Johnstown’s second disastrous flood struck on March 17, 1936 causing the much greater property loss of fifty million dollars. Melting snow and ice from the surrounding hills and a steady rain caused a gradual rise of the Conemaugh and Stonycreek rivers, that rose to 18" in an hour.

When the swollen rivers started overflowing their banks onto the streets, a general flood warning was issued a 3 p.m. Cameraman Gore had on hand a thousand feet of Fox Movietone negative and started out to film an exclusive flood story. Accompanied by his sister, Mrs. Sheldon Corle, whom Mr. Gore was visiting, they went to see the rapidly rising Stonycreek River. The first scenes filmed were of the Stonycreek river as it spilled over onto the Valley Pike near the Masonic temple.

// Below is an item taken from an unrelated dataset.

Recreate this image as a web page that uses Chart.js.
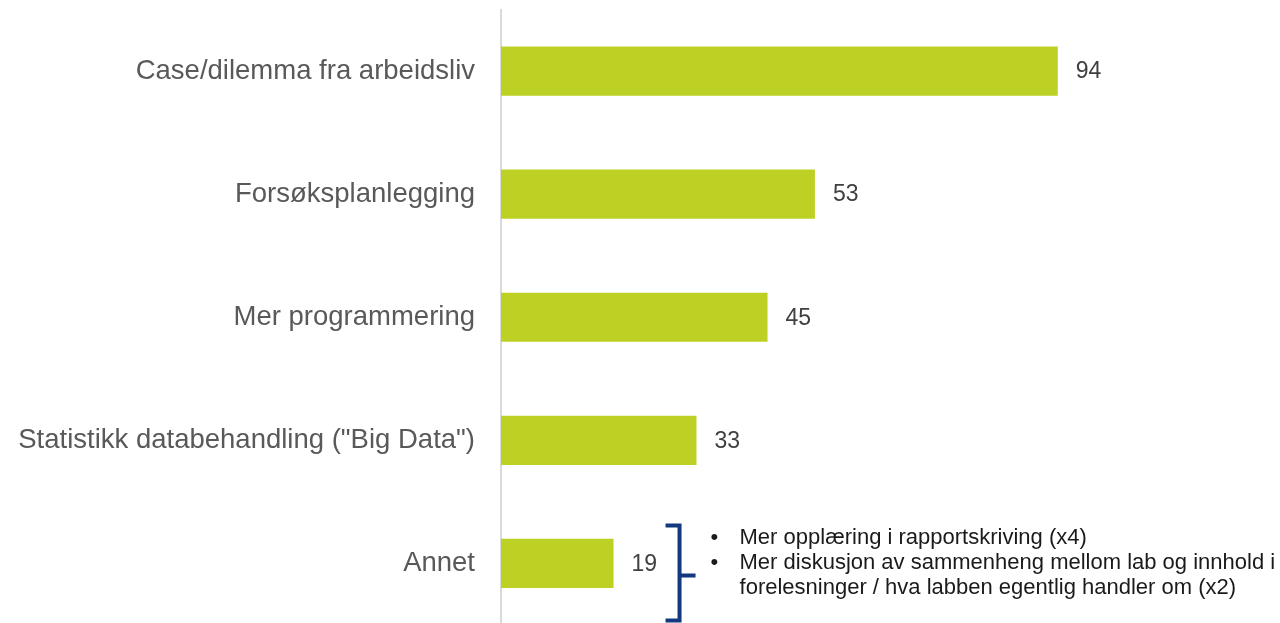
<!DOCTYPE html>
<html>
<head>
<meta charset="utf-8">
<script src="https://cdn.jsdelivr.net/npm/chart.js@4/dist/chart.umd.min.js"></script>
<style>
    html, body { margin: 0; padding: 0; background: #fff; overflow: hidden; }
    #wrap { position: relative; width: 1280px; height: 625px; }
</style>
</head>
<body>
<div id="wrap"><canvas id="chart"></canvas></div>
<script>
    // Chart data
    const categories = [
        'Case/dilemma fra arbeidsliv',
        'Forsøksplanlegging',
        'Mer programmering',
        'Statistikk databehandling ("Big Data")',
        'Annet'
    ];
    const counts = [94, 53, 45, 33, 19];
    const xMax = 130;

    // Notes shown beside the "Annet" bar (bullet, text)
    const annetNotes = [
        ['•', 'Mer opplæring i rapportskriving (x4)'],
        ['•', 'Mer diskusjon av sammenheng mellom lab og innhold i'],
        ['', 'forelesninger / hva labben egentlig handler om (x2)']
    ];

    const FONT = '"Liberation Sans", Arial, Helvetica, sans-serif';

    /**
     * Value labels to the right of each bar
     */
    const valueLabels = {
        id: 'valueLabels',
        afterDatasetsDraw: function(chart) {
            const ctx = chart.ctx;
            const meta = chart.getDatasetMeta(0);
            ctx.save();
            ctx.font = '23px ' + FONT;
            ctx.fillStyle = '#404040';
            ctx.textAlign = 'left';
            ctx.textBaseline = 'middle';
            meta.data.forEach(function(bar, i) {
                ctx.fillText(String(counts[i]), bar.x + 18, bar.y + 1);
            });
            ctx.restore();
        }
    };

    /**
     * Bracket and bullet notes next to the last bar
     */
    const annetNote = {
        id: 'annetNote',
        afterDraw: function(chart) {
            const ctx = chart.ctx;
            const meta = chart.getDatasetMeta(0);
            const bar = meta.data[categories.length - 1];
            const bx = bar.x;
            const by = bar.y;

            ctx.save();
            // bracket
            ctx.strokeStyle = '#12397f';
            ctx.lineWidth = 4;
            ctx.lineJoin = 'miter';
            ctx.beginPath();
            ctx.moveTo(bx + 52, by - 38);
            ctx.lineTo(bx + 66, by - 38);
            ctx.lineTo(bx + 66, by + 57);
            ctx.lineTo(bx + 52, by + 57);
            ctx.moveTo(bx + 66, by + 12);
            ctx.lineTo(bx + 82, by + 12);
            ctx.stroke();

            // bullet text
            ctx.font = '22px ' + FONT;
            ctx.fillStyle = '#1a1a1a';
            ctx.textBaseline = 'middle';
            ctx.textAlign = 'left';
            annetNotes.forEach(function(note, i) {
                const y = by - 26 + i * 25;
                if (note[0]) {
                    ctx.fillText(note[0], bx + 97, y);
                }
                ctx.fillText(note[1], bx + 126, y);
            });
            ctx.restore();
        }
    };

    new Chart(document.getElementById('chart'), {
        type: 'bar',
        data: {
            labels: categories,
            datasets: [{
                data: counts,
                backgroundColor: '#bdd024',
                borderWidth: 0,
                barPercentage: 0.4,
                categoryPercentage: 1
            }]
        },
        options: {
            indexAxis: 'y',
            responsive: true,
            maintainAspectRatio: false,
            animation: false,
            layout: {
                padding: { left: 0, right: 9, top: 9.5, bottom: 0 }
            },
            plugins: {
                legend: { display: false },
                tooltip: { enabled: false }
            },
            scales: {
                x: {
                    display: false,
                    min: 0,
                    max: xMax
                },
                y: {
                    afterFit: function(scale) {
                        // pin the axis line and drop the label padding above/below
                        scale.width = 501;
                        scale.paddingTop = 0;
                        scale.paddingBottom = 0;
                    },
                    grid: {
                        display: true,
                        drawOnChartArea: false,
                        drawTicks: false
                    },
                    border: {
                        display: true,
                        color: '#d9d9d9',
                        width: 2
                    },
                    ticks: {
                        padding: 26,
                        color: '#595959',
                        font: { family: FONT, size: 27.5 }
                    }
                }
            }
        },
        plugins: [valueLabels, annetNote]
    });
</script>
</body>
</html>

As the water rapidly rose, the Valley Pike became part of the widened river. Traffic was at a standstill. Over in Moxham, water covered the street. A few boys wearing boots were wading across Central Avenue. No other traffic could be seen. Water rapidly rose higher on Horner St. Cars were stalled and half emerged in water. Drivers already had waded to a higher level for safety.

The spilled-over Stonycreek, now had stopped all traffic in the area. Just as on the night of May 31, 1889, half of the population of Johnstown went to the hills.

For a time lights dotted city buildings, where many office workers were stranded for the night. The Inclined Plane was busy taking passengers to the Westmont hilltop, until Vine and Johns Streets became flooded. During the long night, telegraph lines were washed out, and the electric light plant was flooded putting Johnstown in total darkness. The flood reached its peak at midnight and thereafter gradually receded. Water was at a height of 14 feet at the public safety building.

All night the nation and world was wondering about the fate of the flooded City of Johnstown. Earlier, amateur radio reporters gave out what meager news they could get, as worried families trapped in their homes, listened to their radios.